The scenery, though scarcely to be called picturesque, and in a certain sense monotonous, has a peculiar charm from the richness of its sylvan beauty and its pleasant alternation of hill and dale. The number of islands that occur in the course of the river add to its interest, and afford convenient seclusion for the erection of boathouses and tents. The Thames vies with the Tyne as the principal river for boat-racing in England, and of course greatly surpasses the latter river as regards amateur boat-racing, the principal fixtures in which are the Oxford and Cambridge boat race and the Henley regatta.

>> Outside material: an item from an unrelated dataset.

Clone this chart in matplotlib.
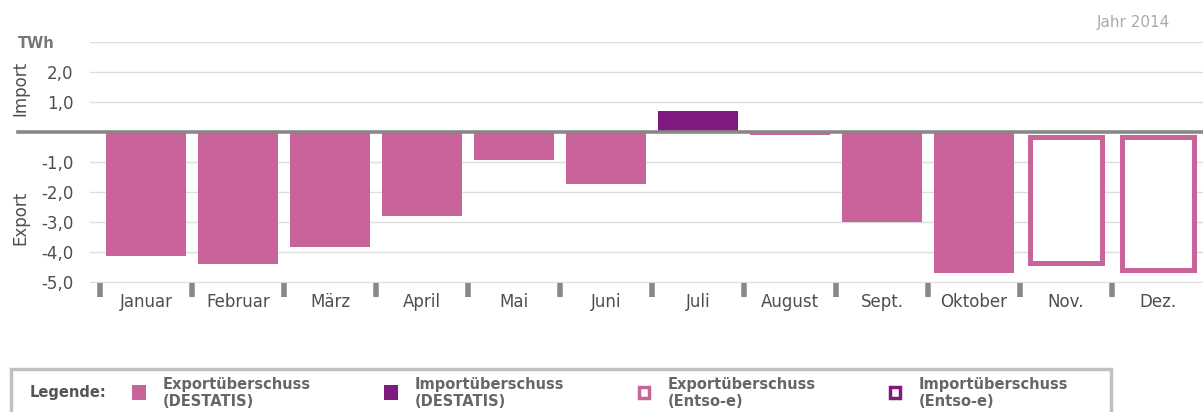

The river affords about one half of the water supply of London, and is the principal outlet for its sewage. It is under the government of conservators, originally constituted in 1857, but their duties have been extended by several subsequent Acts.
See The River Thames from Oxford to the Sea, 1859; Cassell's Royal River (richly illustrated), 1885; Huxley's Physiography. 1877; and JDickens's Dictionary of the Thames.